Home lending at 90% LTV or more hits 6-year high

Figures released by the Bank of England today show that there has been an increase in high loan to value lending.

Related topics:  Mortgages
Amy Loddington
9th September 2014
Mortgages

The proportion of gross advances at an LTV over 90% increased by 1 percentage point over the quarter to 4.6% in Q2 2014, the highest since Q4 2008. Compared with the previous quarter, the proportion of gross advances to borrowers with a single income multiple of more than 4.00x increased by 30bps to 11.9% in Q2 2014.

The proportion of gross advances to borrowers with joint income multiple of more than 3.00x increased by 2 percentage points since Q1 2014 to 28.8%. The proportion of new lending that is a combination of an LTV over 90% and loan-to-income multiple of over 3.5x for single income borrowers (or 2.75x for joint income borrowers) increased over the quarter by 0.8 percentage points to 3.4%, the highest since Q2 2008.

The amount of gross advances for house purchase increased by £4.8 billion in the period compared with  Q1 2014. It was also 33% higher compared with Q2 2013, and stood at £36.1 billion.

Fixed rate mortgages continued to be the dominant product choice, increasing for the seventh consecutive quarter to 82% of gross advances in Q2.

The value of FTB loans increased by £3.4bn over the past year to £11.4bn in the quarter, accounting for 22.1% of the market in Q2 2014 up from 20.1% in Q1 2014.

Buy-to-let lending increased to £7bn in Q2 2014. This was the highest quarterly amount since Q2 2008. Although the buy-to-let proportion of lending decreased from 14.4% in Q1 2014 to 13.6% in Q2 2014, this represented an increase over the past year of 1.5 percentage points.

Simon Crone, Vice President – Mortgage Insurance Europe for Genworth, comments:

“The jump in high loan to value lending shows the Help to Buy mortgage guarantee is doing the job it was designed for by reviving this part of the market.
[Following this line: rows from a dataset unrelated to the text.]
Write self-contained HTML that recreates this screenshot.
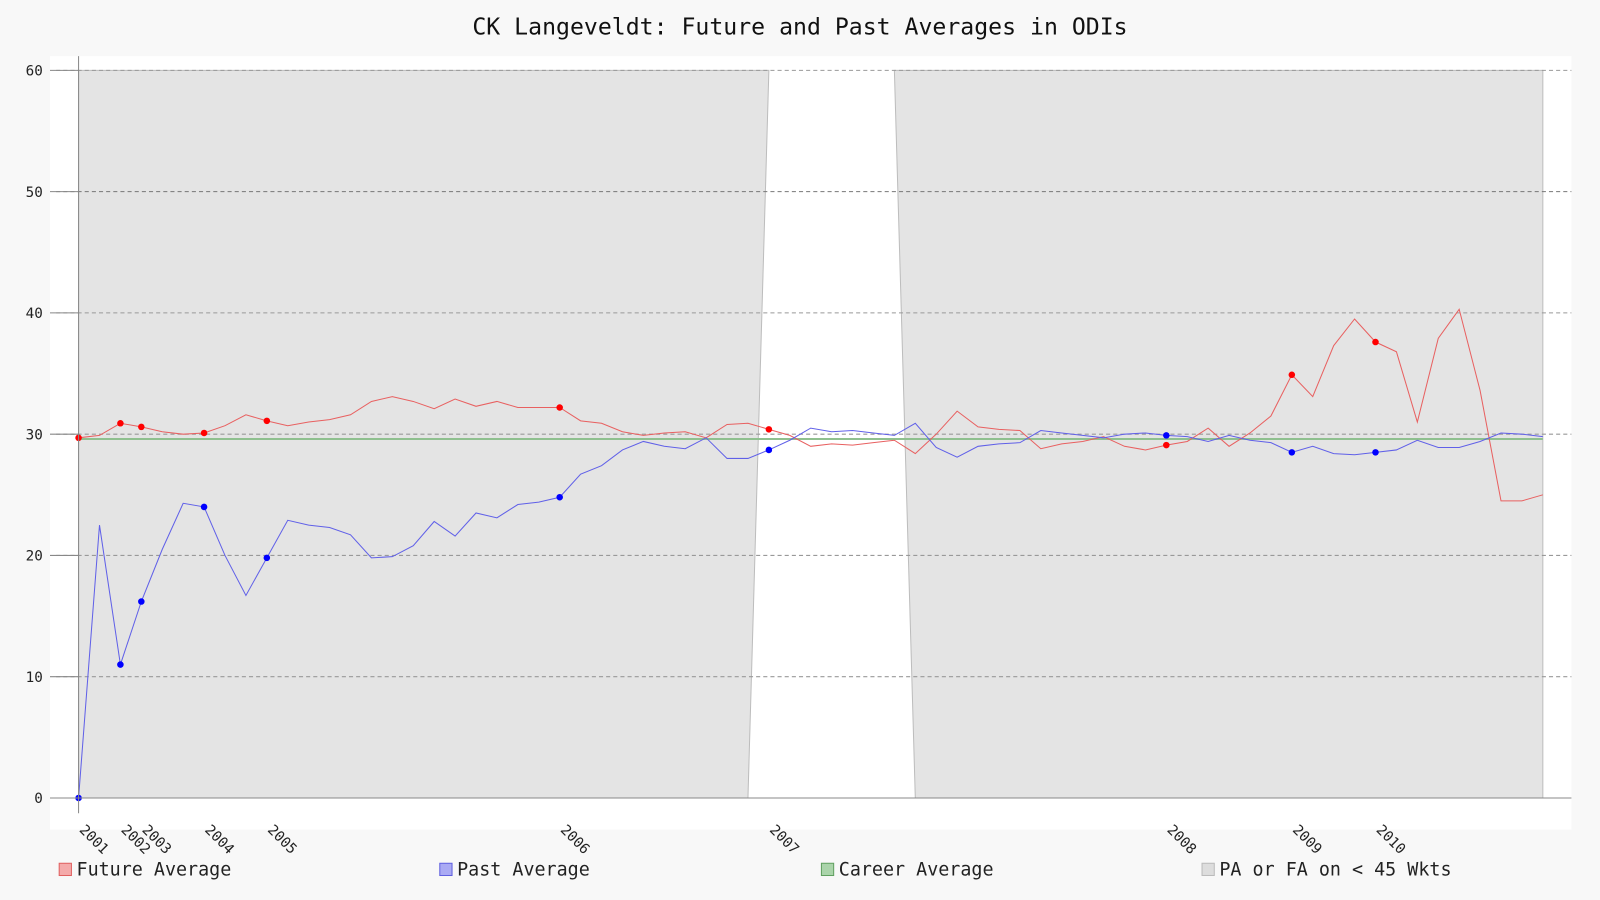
<!DOCTYPE html>
<html><head><meta charset="utf-8"><style>
body{margin:0;background:#f8f8f8;}
svg{display:block;font-family:"DejaVu Sans Mono","Liberation Mono",monospace;}
</style></head><body>
<svg id="chart" width="1600" height="900">
<rect x="0" y="0" width="1600" height="900" fill="#f8f8f8"/>
<g transform="scale(1.0204)">
<text x="784" y="34" text-anchor="middle" font-size="22.7" fill="#111">CK Langeveldt: Future and Past Averages in ODIs</text>
<rect x="49" y="55" width="1491" height="758" fill="#ffffff"/>
<g id="shade"></g><g id="grid"></g><g id="lines"></g><g id="axes"></g>
<g>
<rect x="58" y="846" width="12" height="12" fill="#f4aaaa" stroke="#e06060"/>
<text x="75" y="858" font-size="18" fill="#222">Future Average</text>
<rect x="431" y="846" width="12" height="12" fill="#aaaaf4" stroke="#6060e0"/>
<text x="448" y="858" font-size="18" fill="#222">Past Average</text>
<rect x="805" y="846" width="12" height="12" fill="#aad4aa" stroke="#60a060"/>
<text x="822" y="858" font-size="18" fill="#222">Career Average</text>
<rect x="1178" y="846" width="12" height="12" fill="#dddddd" stroke="#bbbbbb"/>
<text x="1195" y="858" font-size="18" fill="#222">PA or FA on &lt; 45 Wkts</text>
</g>
</g>
</svg>
<script>
const future=[29.7,29.9,30.9,30.6,30.2,30.0,30.1,30.7,31.6,31.1,30.7,31.0,31.2,31.6,32.7,33.1,32.7,32.1,32.9,32.3,32.7,32.2,32.2,32.2,31.1,30.9,30.2,29.9,30.1,30.2,29.7,30.8,30.9,30.4,29.9,29.0,29.2,29.1,29.3,29.5,28.4,30.0,31.9,30.6,30.4,30.3,28.8,29.2,29.4,29.8,29.0,28.7,29.1,29.4,30.5,29.0,30.1,31.5,34.9,33.1,37.3,39.5,37.6,36.8,31.0,37.9,40.3,33.6,24.5,24.5,25.0];
const past=[0,22.5,11.0,16.2,20.5,24.3,24.0,20.0,16.7,19.8,22.9,22.5,22.3,21.7,19.8,19.9,20.8,22.8,21.6,23.5,23.1,24.2,24.4,24.8,26.7,27.4,28.7,29.4,29.0,28.8,29.7,28.0,28.0,28.7,29.5,30.5,30.2,30.3,30.1,29.9,30.9,28.9,28.1,29.0,29.2,29.3,30.3,30.1,29.9,29.7,30.0,30.1,29.9,29.8,29.4,29.9,29.5,29.3,28.5,29.0,28.4,28.3,28.5,28.7,29.5,28.9,28.9,29.4,30.1,30.0,29.8];
const career=29.6;
const shadeTop=[[0,33],[39,70]];
const shadeBottom=[[0,32],[40,70]];
const yTicks=[0,10,20,30,40,50,60];
const yearIdx=[0,2,3,6,9,23,33,52,58,62];
const yearLabels=["2001","2002","2003","2004","2005","2006","2007","2008","2009","2010"];
const NS="http://www.w3.org/2000/svg";
const X=i=>77+i*(1512-77)/(future.length-1);
const Y=v=>782-v*(782-69)/60;
function mk(tag,attrs,parent){const e=document.createElementNS(NS,tag);for(const k in attrs)e.setAttribute(k,attrs[k]);document.getElementById(parent).appendChild(e);return e;}
for(let r=0;r<shadeTop.length;r++){
 const t=shadeTop[r],b=shadeBottom[r];
 const pts=`${X(t[0])},${Y(60)} ${X(t[1])},${Y(60)} ${X(b[1])},${Y(0)} ${X(b[0])},${Y(0)}`;
 const p=mk('polygon',{points:pts,fill:'#e4e4e4',stroke:'#bdbdbd','stroke-width':1},'shade');
 
 
}
yTicks.forEach(v=>{
 if(v>0){const l=mk('line',{x1:55,x2:1540,y1:Y(v),y2:Y(v),stroke:v===50?'#777':'#999','stroke-dasharray':'4,3','stroke-width':1},'grid');
 
 }
 const t=mk('text',{x:42,y:Y(v)+5,'text-anchor':'end','font-size':14,fill:'#222'},'axes');t.textContent=v;
 
 
 const tk=mk('line',{x1:49,x2:77,y1:Y(v),y2:Y(v),stroke:'#888'},'axes');
 
 
});
const c=mk('line',{x1:X(0),x2:X(future.length-1),y1:Y(career),y2:Y(career),stroke:'#8fc08f','stroke-width':2},'lines');


function series(arr,col,dot,name){
 const p=mk('polyline',{points:arr.map((v,i)=>X(i)+','+Y(v)).join(' '),fill:'none',stroke:col,'stroke-width':1},'lines');
 
 
 yearIdx.forEach(i=>{const d=mk('circle',{cx:X(i),cy:Y(arr[i]),r:3.2,fill:dot},'lines');
 
 });
}
series(future,'#e86060','#ff0000','future-average');
series(past,'#6060e8','#0000ff','past-average');
const ax=mk('line',{x1:77,x2:77,y1:55,y2:797,stroke:'#888'},'axes');


const bx=mk('line',{x1:49,x2:1540,y1:782,y2:782,stroke:'#888'},'axes');


yearIdx.forEach((i,k)=>{
 const x=X(i),y=814;
 const t=mk('text',{x:x,y:y,'font-size':14,fill:'#222',transform:`rotate(45 ${x} ${y})`},'axes');
 t.textContent=yearLabels[k];
 
 
});
</script>
</body></html>
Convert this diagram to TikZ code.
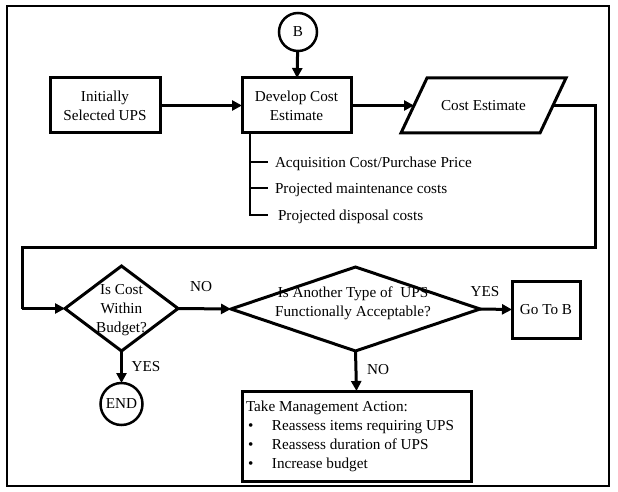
\documentclass[tikz,border=0pt]{standalone}
\usepackage{fontspec}
\setmainfont{Liberation Serif}
\usetikzlibrary{arrows.meta,shapes.geometric}
\begin{document}
\begin{tikzpicture}[x=1pt,y=-1pt,
  every node/.style={font=\fontsize{15.2}{19}\selectfont, inner sep=0pt, outer sep=0pt},
  box/.style={draw, line width=3pt, rectangle, align=center},
  dia/.style={draw, line width=3pt, diamond, inner sep=0pt},
  conn/.style={draw, line width=1.5pt, circle, inner sep=0pt},
  arr/.style={line width=3pt, -{Triangle[length=10pt,width=10pt]}},
  ln/.style={line width=3pt},
  thin/.style={line width=2pt},
  lbl/.style={align=center}
]
\useasboundingbox (0,0) rectangle (618,492);
\fill[white] (0,0) rectangle (618,492);
\draw[line width=1.3pt] (7,6) rectangle (609,486);

% top row
\node[conn, line width=2.5pt, minimum size=38pt] (B) at (298,32) {B};
\node[box, minimum width=110pt, minimum height=55pt] (init) at (105,105.5) {Initially\\Selected UPS};
\node[box, minimum width=109pt, minimum height=55pt] (dev) at (296.5,105.5) {Develop Cost\\Estimate};

% parallelogram
\coordinate (ceTL) at (427,78);
\coordinate (ceTR) at (566,78);
\coordinate (ceBR) at (540,133);
\coordinate (ceBL) at (401,133);
\coordinate (ceW) at (414,105.5);
\coordinate (ceE) at (553,105.5);
\draw[ln, line join=miter] (ceTL) -- (ceTR) -- (ceBR) -- (ceBL) -- cycle;
\node (cost) at (483.5,105.5) {Cost Estimate};

\draw[arr] (B) -- (dev);
\draw[arr] (init) -- (dev);
\draw[arr] (dev) -- (ceW);

% bracket of cost items
\coordinate (brTop) at (250,133);
\coordinate (br1) at (268,162);
\coordinate (br2) at (268,188);
\coordinate (br3) at (268,215);
\draw[thin] (brTop) |- (br3);
\draw[thin] (brTop |- br1) -- (br1);
\draw[thin] (brTop |- br2) -- (br2);
\node[anchor=west] (item1) at (275,164) {Acquisition Cost/Purchase Price};
\node[anchor=west] (item2) at (275,190) {Projected maintenance costs};
\node[anchor=west] (item3) at (278,217) {Projected disposal costs};

% decisions
\node[dia, minimum width=113pt, minimum height=85pt] (d1) at (121.5,308.5) {};
\node[lbl] (d1t) at (121.5,310) {Is Cost\\Within\\Budget?};
\node[dia, minimum width=249pt, minimum height=84pt] (d2) at (355.5,309) {};
\node[lbl] (d2t) at (353,303) {Is Another Type of\ \ UPS\\Functionally Acceptable?};
\node[box, minimum width=68pt, minimum height=57pt] (goto) at (546,309.5) {Go To B};
\node[conn, line width=2.5pt, minimum size=42pt] (end) at (121.5,404) {END};

% loop from cost estimate to first decision
\coordinate (r1) at (595,105.5);
\coordinate (r2) at (595,247);
\coordinate (r3) at (22,247);
\coordinate (r4) at (22,308.5);
\draw[ln, line join=miter] (ceE) -- (r1) -- (r2) -- (r3) -- (r4);
\draw[arr] (r4) -- (d1.west);

\draw[arr] (d1.east) -- (d2.west);
\draw[arr] (d2.east) -- (goto.west);
\draw[arr] (d1.south) -- (end.north);

% management box
\node[box, minimum width=229pt, minimum height=90pt] (mgmt) at (356.5,436) {};
\node[anchor=north west, align=left] (mgmtt) at (246,401)
  {Take Management Action:\\
   \makebox[26pt][l]{\hspace{2pt}\textbullet}Reassess items requiring UPS\\
   \makebox[26pt][l]{\hspace{2pt}\textbullet}Reassess duration of UPS\\
   \makebox[26pt][l]{\hspace{2pt}\textbullet}Increase budget};
\draw[arr] (d2.south) -- (mgmt.north);

% labels
\node (no1) at (201,287) {NO};
\node (yes1) at (485,292) {YES};
\node (yes2) at (146,367) {YES};
\node (no2) at (378,370) {NO};
\end{tikzpicture}
\end{document}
Even so, it is wishful thinking to expect that the outlook for first time buyers will be permanently improved by a temporary fix in a market whose mechanics have fundamentally changed since the recession.

“First time buyer lending still amounts to just 22% of activity when it once averaged 40%, so it is no surprise that owner-occupation has suffered as a result.* The recent rise in loans with a high loan to income (LTI) multiple shows how affordability continues to be stretched by rising house prices and subdued wages. Actions from the Bank of England and individual lenders following the Mortgage Market Review (MMR) have been designed to keep the associated risks in check, but the UK market is clearly facing a juggling act to balance support for homeownership with maintaining financial stability.

“Other countries have answered this long term challenge through a permanent mortgage insurance framework, allowing lenders to transfer risk to the private insurance sector which is better designed to bear it. Adopting this approach would give UK regulators a way to monitor the flow of credit, incentivising it in down cycles and encouraging restraint if activity heats up: helping to keep this vital part of the UK mortgage market open to first time buyers and operating on a more secure footing.”